Woman Day Interviews
10 Woman Jazz Musician
10 Jazz Magazine
For International Women’s Day (IWD), 10 jazz writers who are members of European Jazz Media (EJM) chose a female jazz musician from their own country through the 10 jazz publications they are affiliated with and held an interview with them. 10 magazines and 10 female jazz artists participating in this project, including Jazz Dergisi from Turkey:
Citizen Jazz (France) Léa Ciechelski
Jazzmania (Belgium) Farida Amadou
Jazz’halo (Belgium) Lara Rosseel
Jazz-fun (Germany) Alma Naidu
London Jazz News (United Kingdom) Rachael Cohen
Jazz Dergisi (Turkey) Sedef Erçetin
JAZZTHETIK (Germany) Eva Klesse
Jazzwise (United Kingdom) Emma Rawicz
Jazz Special (Denmark) Kathrine Windfeld
Jazznytt / Jazz i norge (Norway) Ayumi Tanaka
#Womentothefore #IWD2022 Are the project’s hashtags
As of this week 8 March 2022, we are starting to broadcast these conversations that started with jazz and women and then went improvised.
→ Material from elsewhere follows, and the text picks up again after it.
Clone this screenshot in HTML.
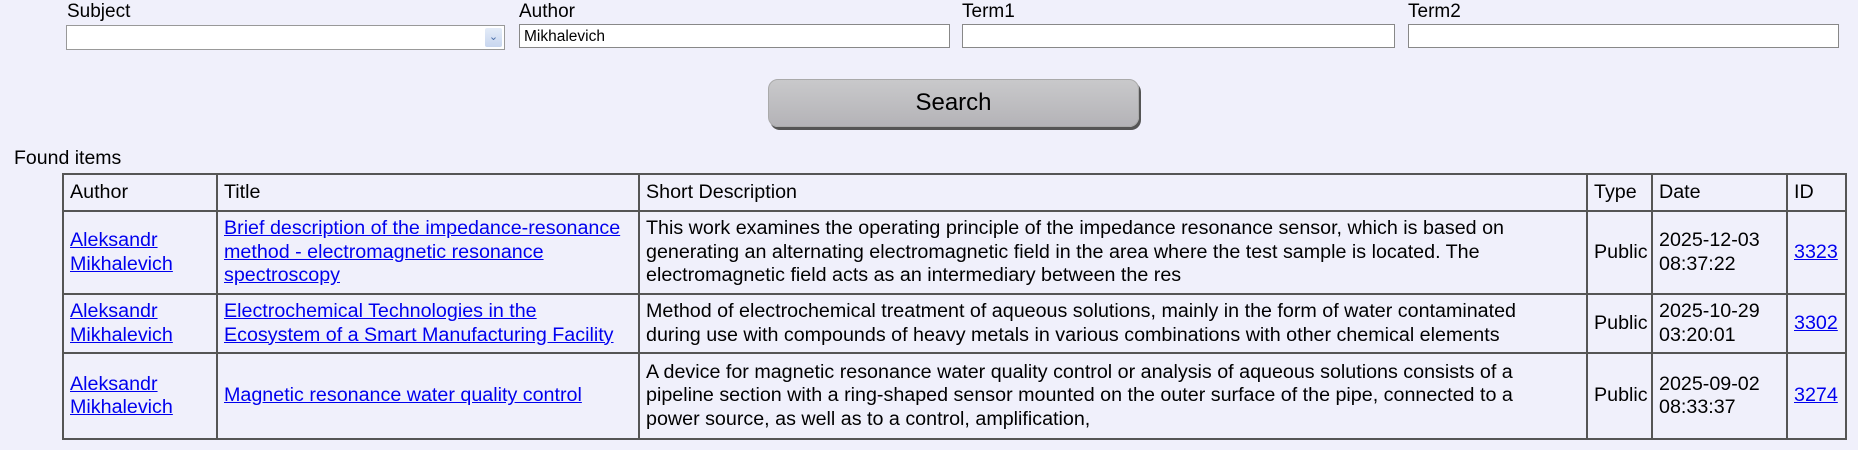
<!DOCTYPE html>
<html><head><meta charset="utf-8"><style>
body{margin:0;width:1858px;height:450px;background:#f0f0fb;font-family:"Liberation Sans",Arial,sans-serif;color:#000;position:relative;overflow:hidden}
.lbl{position:absolute;font-size:19px;top:1px}
.inp{position:absolute;top:24px;height:24px;background:#fff;border:1px solid #888;box-sizing:border-box;font-size:15.5px;padding:3px 4px}
.sel{top:25px;border-color:#999}
.arr{position:absolute;right:2px;top:2px;width:17px;height:19px;background:linear-gradient(#e4ecf8,#c8d6ef);color:#4a6ea8;font-size:11px;text-align:center;line-height:19px;border-radius:2px}
.btn{position:absolute;left:768px;top:79px;width:371px;height:48px;box-sizing:border-box;background:linear-gradient(#c9c9cb,#b4b3b7);border-radius:10px;border:1px solid #aaa;box-shadow:2px 3px 0 #555;font-size:24px;text-align:center;line-height:46px}
.found{position:absolute;left:14px;top:147px;font-size:19.5px}
table{position:absolute;left:62px;top:173px;border-collapse:collapse;table-layout:fixed;width:1783px;font-size:19.7px;line-height:23.5px}
td{border:2px solid #555;padding:0 6px;vertical-align:middle;box-sizing:border-box}
td.d{padding-right:40px}
a{color:#00e;text-decoration:underline}
</style></head><body>
<div class="lbl" style="left:67px">Subject</div>
<div class="lbl" style="left:519px">Author</div>
<div class="lbl" style="left:962px">Term1</div>
<div class="lbl" style="left:1408px">Term2</div>
<div class="inp sel" style="left:66px;width:439px;height:25px"><div class="arr">&#8964;</div></div>
<div class="inp" style="left:519px;width:431px">Mikhalevich</div>
<div class="inp" style="left:962px;width:433px"></div>
<div class="inp" style="left:1408px;width:431px"></div>
<div class="btn">Search</div>
<div class="found">Found items</div>
<table>
<colgroup><col style="width:154px"><col style="width:422px"><col style="width:948px"><col style="width:65px"><col style="width:135px"><col style="width:59px"></colgroup>
<tr style="height:37px"><td>Author</td><td>Title</td><td>Short Description</td><td>Type</td><td>Date</td><td>ID</td></tr>
<tr style="height:83px"><td><a>Aleksandr Mikhalevich</a></td><td><a>Brief description of the impedance-resonance method - electromagnetic resonance spectroscopy</a></td><td class="d">This work examines the operating principle of the impedance resonance sensor, which is based on generating an alternating electromagnetic field in the area where the test sample is located. The electromagnetic field acts as an intermediary between the res</td><td>Public</td><td>2025-12-03 08:37:22</td><td><a>3323</a></td></tr>
<tr style="height:59px"><td><a>Aleksandr Mikhalevich</a></td><td><a>Electrochemical Technologies in the Ecosystem of a Smart Manufacturing Facility</a></td><td class="d">Method of electrochemical treatment of aqueous solutions, mainly in the form of water contaminated during use with compounds of heavy metals in various combinations with other chemical elements</td><td>Public</td><td>2025-10-29 03:20:01</td><td><a>3302</a></td></tr>
<tr style="height:86px"><td><a>Aleksandr Mikhalevich</a></td><td><a>Magnetic resonance water quality control</a></td><td class="d">A device for magnetic resonance water quality control or analysis of aqueous solutions consists of a pipeline section with a ring-shaped sensor mounted on the outer surface of the pipe, connected to a power source, as well as to a control, amplification,</td><td>Public</td><td>2025-09-02 08:33:37</td><td><a>3274</a></td></tr>
</table>
</body></html>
In these days when the whole world needs the power of art and women more, we hope that jazz music, which does not contain racism, nationalism and violence, will also pave the way for the atmosphere of dialogue and peace to be restored.
We present to your attention the interview with Emma Rawicz this week…
Happy International Women’s Day!
Emma Rawicz, Compose Me A Rainbow
The ability to ‘see music in colour’ or ‘see colour in sound’ has a long history among performers and composers. Hugh Morris meets young saxophonist Emma Rawicz, the latest in a distinguished line of jazz synaesthetes.
Emma Rawicz sees colours in sound. It’s an instant, unavoidable reaction; she closes her eyes to play, and the shapes dance around her mind’s eye. What she experiences is synaesthesia (or more strictly, chromaesthesia), a perceptual phenomenon with a rich history among musicians. Composers from Olivier Messiaen to Duke Ellington used it to shade in their scores, adding layers of harmonic intrigue and textural colour few have managed to replicate since. As someone who spends most of her time performing, her form of synaesthesia differs to Ligeti’s or Sibelius’.
“I see most of it from the ‘hearing music, seeing colours’ angle,” she tells me via Zoom from her London flat. But the new project she’s working on, part of which premieres at this year’s EFG London Jazz Festival, flips her default process on its head. “I’ve been looking into colours I’ve never heard before – I’m doing the project the other way round” she explains, twiddling on her iPad for a second and pulling up one of those hues she’s never listened to. It’s not just some red – it’s Falu Red, a Swedish shade used on countryside cabins. There’s another based on a violent pink. She’ll have a whole Dulux catalogue of pieces before too long.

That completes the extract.